Google provides some very nice services; Google Books is useful and technically interesting. They started with printed books, and figured out how to de-warp those images to produce nice flat pages.
Then they used Optical Character Recognition (OCR) to convert the photographs of text into actual computer-manageable text. This brings image data into the domain of structured data, and it makes the text searchable. On top of that, it's effectively 500-to-1 compression of the text data (assuming that a 1 MB photograph of a document compresses to about 2 kB of text).
Google is poised to make a similar transformation by converting audio to text. Witness:
- Google purchased "Grand Central" and called it "Google Voice". Each Google Voice user gets voicemail service, and incoming voicemails are automatically transcribed to text for email.
- Many people complained about the transcription quality, but last month, in August 2009, Google Voice announced improved transcription service. Therefore, Google has and is improving the technology to automatically transcribe spoken-word audio.
- Google Voice functions as type of telephone service, allowing you to place and receive calls. All of the call audio can route through Google Voice's system. This gives Google access to your call audio when using Google Voice.
- Google owns Youtube, which has much useful and educational spoken-word material.
- Google Books has demonstrated that Google is interested in converting from analog-domain data (printed books) to structured textual data.
- Lots of useful, unique spoken-word information is presented in podcast and video form. A few podcasts are recordings of other written material (e.g., the Economist Magazine's podcast and audio edition), but most is probably never published in written format.

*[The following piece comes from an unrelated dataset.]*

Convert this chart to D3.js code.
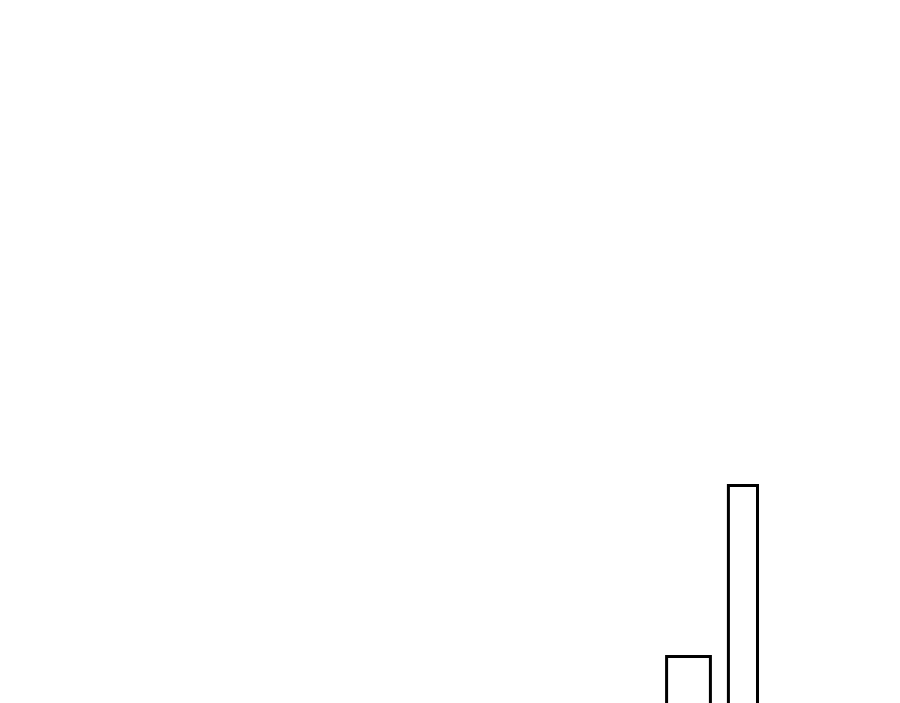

- Spoken word audio is not directly searchable by Google. Further, audio recordings are quite large; the number of bytes per word is very large. (The previous sentence in written form requires about 200 bytes of storage, including all the formatting around it. A 64 kbps MP3/Ogg Vorbis audio stream of the same sentence would require around 80,000 bytes of storage. The ratio is 400:1, similar to the ratio for printed books to printed text.)
Therefore, we should fully expect Google to implement new services:
- Podcasts can be transcribed. This would unlock lots of useful information that is currently inaccessible without a huge commitment of human time.

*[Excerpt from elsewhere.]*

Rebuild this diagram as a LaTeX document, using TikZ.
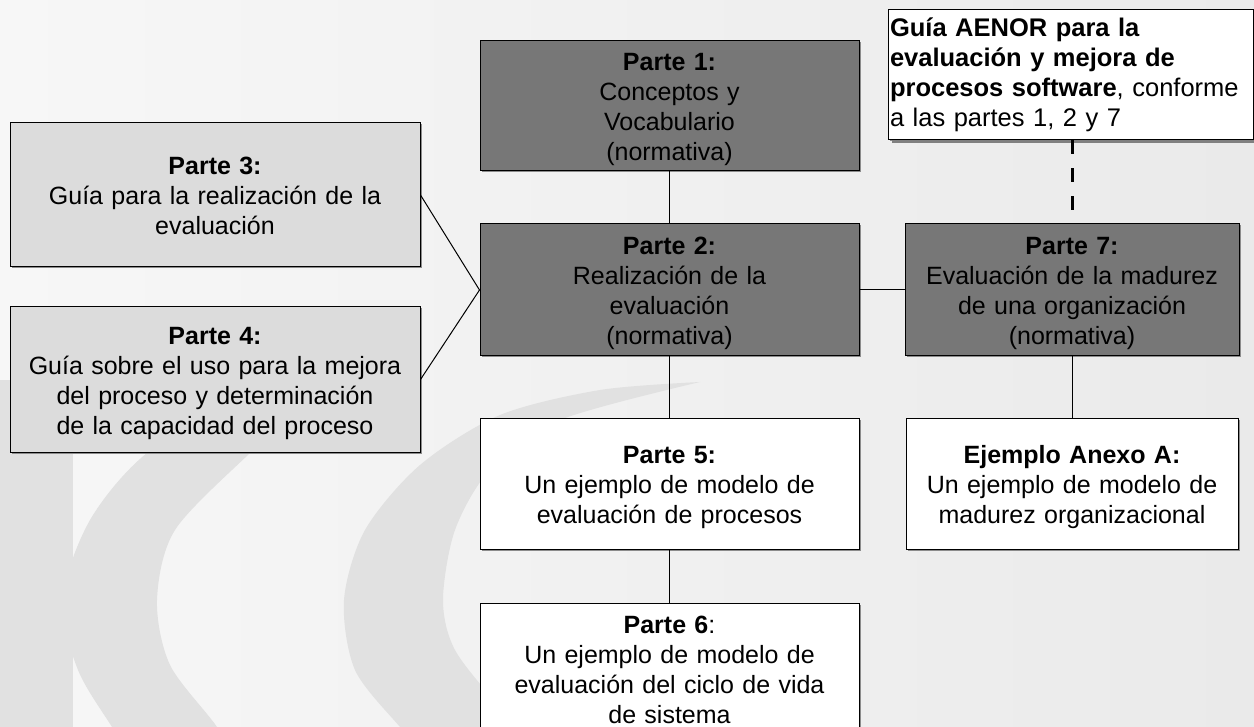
\documentclass[tikz,border=0pt]{standalone}
\usepackage{fontspec}
\setmainfont{Liberation Sans}
\usetikzlibrary{shadows,shadings}
\definecolor{boxdark}{HTML}{777777}
\definecolor{boxlight}{HTML}{DCDCDC}
\definecolor{bgL}{HTML}{F7F7F7}
\definecolor{bgR}{HTML}{EAEAEA}
\definecolor{logogray}{HTML}{E1E1E1}
\begin{document}
\begin{tikzpicture}[x=1pt,y=-1pt,
  basebox/.style={rectangle, draw=black, line width=1pt, inner sep=0pt, align=center,
    font=\fontsize{25}{30}\selectfont, text=black,
    drop shadow={shadow xshift=1.5pt, shadow yshift=-1.5pt, fill=black!45, opacity=1}},
  box/.style={basebox, text width=320pt,
    execute at begin node={\rule{0pt}{25pt}},
    execute at end node={\rule[-5pt]{0pt}{5pt}}},
  darkbox/.style={box, fill=boxdark},
  lightbox/.style={box, fill=boxlight},
  whitebox/.style={box, fill=white},
  notebox/.style={basebox, fill=white, align=left, inner sep=2pt, text width=361pt,
    font=\fontsize{25.5}{30}\selectfont,
    drop shadow={shadow xshift=3.5pt, shadow yshift=-3.5pt, fill=black!50, opacity=1}},
  link/.style={draw=black, line width=1pt},
  dashlink/.style={draw=black, line width=3pt, dash pattern=on 14pt off 14pt}]
\useasboundingbox (0,0) rectangle (1254,727);
\begin{scope}
\clip (0,0) rectangle (1254,727);
\shade[left color=bgL, right color=bgR] (0,0) rectangle (1254,727);
% logo background shapes
\fill[logogray] (0,380) rectangle (73,727);
\fill[logogray] plot[smooth] coordinates {(380,345) (250,392) (147,453) (90,520) (62,600) (78,670) (112,727) (140,770)}
  -- plot[smooth] coordinates {(240,770) (217,727) (170,665) (157,600) (175,530) (250,453) (320,390) (380,345)} -- cycle;
\fill[logogray] plot[smooth] coordinates {(700,382) (600,390) (500,415) (420,465) (365,530) (344,600) (355,670) (400,727) (430,760)}
  -- plot[smooth] coordinates {(560,770) (500,707) (455,650) (443,600) (455,530) (490,470) (560,420) (700,382)} -- cycle;
\end{scope}
% nodes
\node[darkbox, minimum width=379pt, minimum height=130pt] (p1) at (669.5,106)
  {\textbf{Parte 1:}\\Conceptos y\\Vocabulario\\(normativa)};
\node[darkbox, minimum width=379pt, minimum height=132pt] (p2) at (669.5,290)
  {\textbf{Parte 2:}\\Realización de la\\evaluación\\(normativa)};
\node[lightbox, text width=390pt, minimum width=410pt, minimum height=144pt] (p3) at (215,195)
  {\textbf{Parte 3:}\\Guía para la realización de la\\evaluación};
\node[lightbox, text width=390pt, minimum width=410pt, minimum height=145pt] (p4) at (215,379.5)
  {\textbf{Parte 4:}\\Guía sobre el uso para la mejora\\del proceso y determinación\\de la capacidad del proceso};
\node[whitebox, minimum width=379pt, minimum height=130pt] (p5) at (669.5,484)
  {\textbf{Parte 5:}\\Un ejemplo de modelo de\\evaluación de procesos};
\node[whitebox, minimum width=379pt, minimum height=130pt] (p6) at (669.5,668)
  {\textbf{Parte 6}:\\Un ejemplo de modelo de\\evaluación del ciclo de vida\\de sistema};
\node[darkbox, minimum width=334pt, minimum height=132pt] (p7) at (1072,290)
  {\textbf{Parte 7:}\\Evaluación de la madurez\\de una organización\\(normativa)};
\node[whitebox, minimum width=332pt, minimum height=130pt] (ex) at (1072,484)
  {\textbf{Ejemplo Anexo A:}\\Un ejemplo de modelo de\\madurez organizacional};
\node[notebox, minimum height=130pt] (guia) at (1070.5,75)
  {\textbf{Guía AENOR para la}\\\textbf{evaluación y mejora de}\\\textbf{procesos software}, conforme\\a las partes 1, 2 y 7};
% connectors
\draw[link] (p1.south) -- (p2.north);
\draw[link] (p3.east) -- (p2.west);
\draw[link] (p4.east) -- (p2.west);
\draw[link] (p2.east) -- (p7.west);
\draw[link] (p2.south) -- (p5.north);
\draw[link] (p5.south) -- (p6.north);
\draw[link] (p7.south) -- (ex.north);
\draw[dashlink] (p7.north |- guia.south) -- (p7.north);
\end{tikzpicture}
\end{document}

- Youtube videos can be transcribed. For ordinary, spoken-word presentation material, the benefits would be huge; the spoke-word material could be readily indexed, searched, and read. Google could use the temporal redundancy clues (i.e., whether this frame looks a lot like the previous frame; if there is motion in the video, the frames have little temporal redundancy) in the video to determine whether the video is changing often; if it's just a speaker with some text beside his head, they could even show us what's on the screen as the speaker speaks: At the beginnings of sentences, an individual frame can be extracted and shown along with the text.
- Google voice telephone calls can be recorded and transcribed. This would be a great way to record notes on work-related phone calls, and then go back and review notes from old calls. Recordings of phone calls are tedious, but transcriptions of those recordings would be fabulously useful.